> **Exercise instructions**: Transcribe the whole listing below without changing a word, but leave out every image.

:: Data provided

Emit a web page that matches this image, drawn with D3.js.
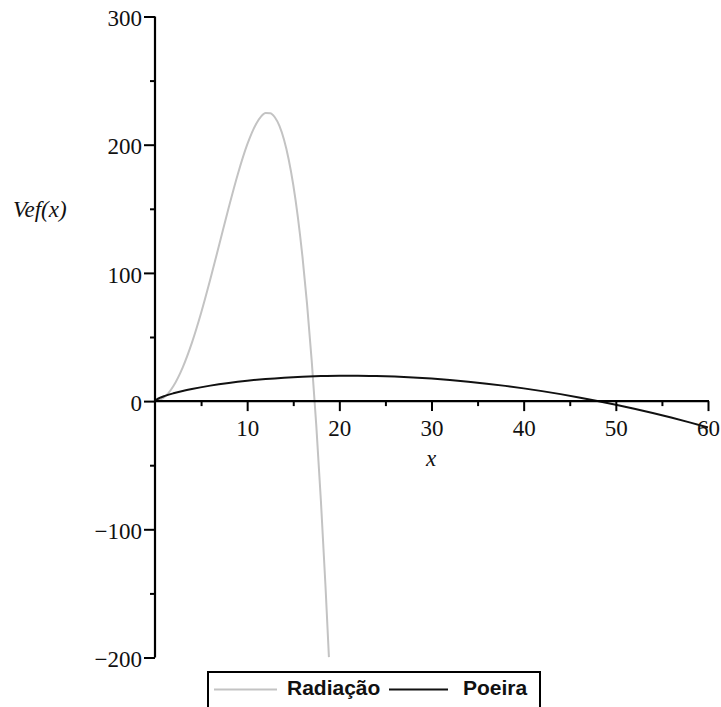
<!DOCTYPE html>
<html>
<head>
<meta charset="utf-8">
<script src="https://cdn.jsdelivr.net/npm/d3@7"></script>
<style>
  html, body { margin: 0; padding: 0; background: #fff; overflow: hidden; }
  svg { display: block; }
  .serif { font-family: "Liberation Serif", "Times New Roman", Times, "DejaVu Serif", serif; }
  .sans { font-family: "Liberation Sans", Arial, Helvetica, sans-serif; }
</style>
</head>
<body>
<svg id="chart" width="721" height="707"></svg>
<script>
// ---- data ----
const radX = [0, 1, 2, 3, 4, 5, 6, 7, 8, 9, 10, 11, 11.5, 12, 12.5, 13, 13.5, 14, 14.5, 15, 15.5, 16, 16.5, 17, 17.5, 18, 18.5, 18.87];
const radY = [0, 2.99, 11.84, 26.19, 45.44, 68.75, 95.04, 122.99, 151.04, 177.39, 200, 216.59, 221.9, 224.64, 224.6, 221.39, 214.6, 203.84, 188.7, 168.75, 143.6, 112.64, 75.5, 31.79, -19.1, -77.76, -144.6, -199.7];
const poeX = [0, 0.25, 0.5, 1, 2, 3, 4, 6, 8, 10, 12, 14, 16, 18, 20, 22, 24, 26, 28, 30, 32, 34, 36, 38, 40, 42, 44, 46, 48, 50, 52, 54, 56, 58, 60];
const poeY = [0, 1.55, 2.45, 3.88, 6.10, 7.91, 9.47, 12.08, 14.17, 15.87, 17.23, 18.29, 19.06, 19.56, 19.82, 19.83, 19.60, 19.16, 18.48, 17.58, 16.47, 15.15, 13.62, 11.88, 9.93, 7.78, 5.44, 2.88, 0.13, -2.82, -5.97, -9.31, -12.85, -16.59, -20.51];
const xMajorTicks = [10, 20, 30, 40, 50, 60];
const xMinorTicks = [5, 15, 25, 35, 45, 55];
const yMajorTicks = [-200, -100, 0, 100, 200, 300];
const yMinorTicks = [-150, -50, 50, 150, 250];
const seriesNames = ["Radiação", "Poeira"];
const seriesColors = ["#c3c3c3", "#111111"];
const xLabel = "x";
const yLabel = "Vef(x)";

// ---- scales ----
const svg = d3.select("#chart");
const x = d3.scaleLinear().domain([0, 60]).range([155, 708]);
const y = d3.scaleLinear().domain([-200, 300]).range([657.5, 16.5]);

const fmt = d => d < 0 ? "\u2212" + Math.abs(d) : String(d);

// ---- curves ----
const line = d3.line().x(d => x(d[0])).y(d => y(d[1])).curve(d3.curveMonotoneX);
const radData = radX.map((v, i) => [v, radY[i]]);
const poeData = poeX.map((v, i) => [v, poeY[i]]);

svg.append("path").datum(radData).attr("d", line)
  .attr("fill", "none").attr("stroke", seriesColors[0]).attr("stroke-width", 2);
svg.append("path").datum(poeData).attr("d", line)
  .attr("fill", "none").attr("stroke", seriesColors[1]).attr("stroke-width", 2);

// ---- axes ----
const yAxis = d3.axisLeft(y).tickValues(yMajorTicks).tickSize(11).tickPadding(2).tickFormat(fmt);
const yAxisMinor = d3.axisLeft(y).tickValues(yMinorTicks).tickSize(5).tickFormat("");
const xAxis = d3.axisBottom(x).tickValues(xMajorTicks).tickSize(10).tickPadding(8).tickFormat(fmt);
const xAxisMinor = d3.axisBottom(x).tickValues(xMinorTicks).tickSize(5).tickFormat("");

function styleAxis(g) {
  g.attr("font-family", null).attr("font-size", null);
  g.select(".domain").remove();
  g.selectAll(".tick line").attr("stroke", "#000").attr("stroke-width", 2);
  g.selectAll(".tick text").attr("class", "serif").attr("fill", "#111").style("font-size", "23px");
}

const gy = svg.append("g").attr("transform", `translate(${x(0)},0)`).call(yAxis).call(styleAxis);
gy.selectAll(".tick text").attr("dy", "0.4em");
svg.append("g").attr("transform", `translate(${x(0)},0)`).call(yAxisMinor).call(styleAxis);
const gx = svg.append("g").attr("transform", `translate(0,${y(0)})`).call(xAxis).call(styleAxis);
gx.selectAll(".tick text").attr("dy", "0.74em");
svg.append("g").attr("transform", `translate(0,${y(0)})`).call(xAxisMinor).call(styleAxis);

// axis lines
svg.append("line").attr("x1", x(0)).attr("x2", x(0)).attr("y1", y(300)).attr("y2", y(-200))
  .attr("stroke", "#000").attr("stroke-width", 2.2);
svg.append("line").attr("x1", x(0)).attr("x2", x(60) + 1).attr("y1", y(0)).attr("y2", y(0))
  .attr("stroke", "#000").attr("stroke-width", 2.2);

// axis titles
svg.append("text").attr("class", "serif").attr("x", 431).attr("y", 466).attr("text-anchor", "middle")
  .style("font-style", "italic").style("font-size", "23px")
  .attr("fill", "#111").text(xLabel);
svg.append("text").attr("class", "serif").attr("x", 13).attr("y", 217).attr("text-anchor", "start")
  .style("font-style", "italic").style("font-size", "23px")
  .attr("fill", "#111").text(yLabel);

// ---- legend ----
const lg = svg.append("g");
lg.append("rect").attr("x", 208).attr("y", 672).attr("width", 332).attr("height", 60)
  .attr("fill", "#fff").attr("stroke", "#000").attr("stroke-width", 2);
const legendItems = [
  { name: seriesNames[0], color: seriesColors[0], x1: 214, x2: 277, tx: 287 },
  { name: seriesNames[1], color: seriesColors[1], x1: 389, x2: 448, tx: 463 }
];
legendItems.forEach(it => {
  lg.append("line").attr("x1", it.x1).attr("x2", it.x2).attr("y1", 689.5).attr("y2", 689.5)
    .attr("stroke", it.color).attr("stroke-width", 2);
  lg.append("text").attr("class", "sans").attr("x", it.tx).attr("y", 695)
    .style("font-weight", "bold").style("font-size", "21px").attr("fill", "#111").text(it.name);
});
</script>
</body>
</html>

::::

> **Task answer**:
Emit a web page that matches this image, drawn with D3.js.
<!DOCTYPE html>
<html>
<head>
<meta charset="utf-8">
<script src="https://cdn.jsdelivr.net/npm/d3@7"></script>
<style>
  html, body { margin: 0; padding: 0; background: #fff; overflow: hidden; }
  svg { display: block; }
  .serif { font-family: "Liberation Serif", "Times New Roman", Times, "DejaVu Serif", serif; }
  .sans { font-family: "Liberation Sans", Arial, Helvetica, sans-serif; }
</style>
</head>
<body>
<svg id="chart" width="721" height="707"></svg>
<script>
// ---- data ----
const radX = [0, 1, 2, 3, 4, 5, 6, 7, 8, 9, 10, 11, 11.5, 12, 12.5, 13, 13.5, 14, 14.5, 15, 15.5, 16, 16.5, 17, 17.5, 18, 18.5, 18.87];
const radY = [0, 2.99, 11.84, 26.19, 45.44, 68.75, 95.04, 122.99, 151.04, 177.39, 200, 216.59, 221.9, 224.64, 224.6, 221.39, 214.6, 203.84, 188.7, 168.75, 143.6, 112.64, 75.5, 31.79, -19.1, -77.76, -144.6, -199.7];
const poeX = [0, 0.25, 0.5, 1, 2, 3, 4, 6, 8, 10, 12, 14, 16, 18, 20, 22, 24, 26, 28, 30, 32, 34, 36, 38, 40, 42, 44, 46, 48, 50, 52, 54, 56, 58, 60];
const poeY = [0, 1.55, 2.45, 3.88, 6.10, 7.91, 9.47, 12.08, 14.17, 15.87, 17.23, 18.29, 19.06, 19.56, 19.82, 19.83, 19.60, 19.16, 18.48, 17.58, 16.47, 15.15, 13.62, 11.88, 9.93, 7.78, 5.44, 2.88, 0.13, -2.82, -5.97, -9.31, -12.85, -16.59, -20.51];
const xMajorTicks = [10, 20, 30, 40, 50, 60];
const xMinorTicks = [5, 15, 25, 35, 45, 55];
const yMajorTicks = [-200, -100, 0, 100, 200, 300];
const yMinorTicks = [-150, -50, 50, 150, 250];
const seriesNames = ["Radiação", "Poeira"];
const seriesColors = ["#c3c3c3", "#111111"];
const xLabel = "x";
const yLabel = "Vef(x)";

// ---- scales ----
const svg = d3.select("#chart");
const x = d3.scaleLinear().domain([0, 60]).range([155, 708]);
const y = d3.scaleLinear().domain([-200, 300]).range([657.5, 16.5]);

const fmt = d => d < 0 ? "\u2212" + Math.abs(d) : String(d);

// ---- curves ----
const line = d3.line().x(d => x(d[0])).y(d => y(d[1])).curve(d3.curveMonotoneX);
const radData = radX.map((v, i) => [v, radY[i]]);
const poeData = poeX.map((v, i) => [v, poeY[i]]);

svg.append("path").datum(radData).attr("d", line)
  .attr("fill", "none").attr("stroke", seriesColors[0]).attr("stroke-width", 2);
svg.append("path").datum(poeData).attr("d", line)
  .attr("fill", "none").attr("stroke", seriesColors[1]).attr("stroke-width", 2);

// ---- axes ----
const yAxis = d3.axisLeft(y).tickValues(yMajorTicks).tickSize(11).tickPadding(2).tickFormat(fmt);
const yAxisMinor = d3.axisLeft(y).tickValues(yMinorTicks).tickSize(5).tickFormat("");
const xAxis = d3.axisBottom(x).tickValues(xMajorTicks).tickSize(10).tickPadding(8).tickFormat(fmt);
const xAxisMinor = d3.axisBottom(x).tickValues(xMinorTicks).tickSize(5).tickFormat("");

function styleAxis(g) {
  g.attr("font-family", null).attr("font-size", null);
  g.select(".domain").remove();
  g.selectAll(".tick line").attr("stroke", "#000").attr("stroke-width", 2);
  g.selectAll(".tick text").attr("class", "serif").attr("fill", "#111").style("font-size", "23px");
}

const gy = svg.append("g").attr("transform", `translate(${x(0)},0)`).call(yAxis).call(styleAxis);
gy.selectAll(".tick text").attr("dy", "0.4em");
svg.append("g").attr("transform", `translate(${x(0)},0)`).call(yAxisMinor).call(styleAxis);
const gx = svg.append("g").attr("transform", `translate(0,${y(0)})`).call(xAxis).call(styleAxis);
gx.selectAll(".tick text").attr("dy", "0.74em");
svg.append("g").attr("transform", `translate(0,${y(0)})`).call(xAxisMinor).call(styleAxis);

// axis lines
svg.append("line").attr("x1", x(0)).attr("x2", x(0)).attr("y1", y(300)).attr("y2", y(-200))
  .attr("stroke", "#000").attr("stroke-width", 2.2);
svg.append("line").attr("x1", x(0)).attr("x2", x(60) + 1).attr("y1", y(0)).attr("y2", y(0))
  .attr("stroke", "#000").attr("stroke-width", 2.2);

// axis titles
svg.append("text").attr("class", "serif").attr("x", 431).attr("y", 466).attr("text-anchor", "middle")
  .style("font-style", "italic").style("font-size", "23px")
  .attr("fill", "#111").text(xLabel);
svg.append("text").attr("class", "serif").attr("x", 13).attr("y", 217).attr("text-anchor", "start")
  .style("font-style", "italic").style("font-size", "23px")
  .attr("fill", "#111").text(yLabel);

// ---- legend ----
const lg = svg.append("g");
lg.append("rect").attr("x", 208).attr("y", 672).attr("width", 332).attr("height", 60)
  .attr("fill", "#fff").attr("stroke", "#000").attr("stroke-width", 2);
const legendItems = [
  { name: seriesNames[0], color: seriesColors[0], x1: 214, x2: 277, tx: 287 },
  { name: seriesNames[1], color: seriesColors[1], x1: 389, x2: 448, tx: 463 }
];
legendItems.forEach(it => {
  lg.append("line").attr("x1", it.x1).attr("x2", it.x2).attr("y1", 689.5).attr("y2", 689.5)
    .attr("stroke", it.color).attr("stroke-width", 2);
  lg.append("text").attr("class", "sans").attr("x", it.tx).attr("y", 695)
    .style("font-weight", "bold").style("font-size", "21px").attr("fill", "#111").text(it.name);
});
</script>
</body>
</html>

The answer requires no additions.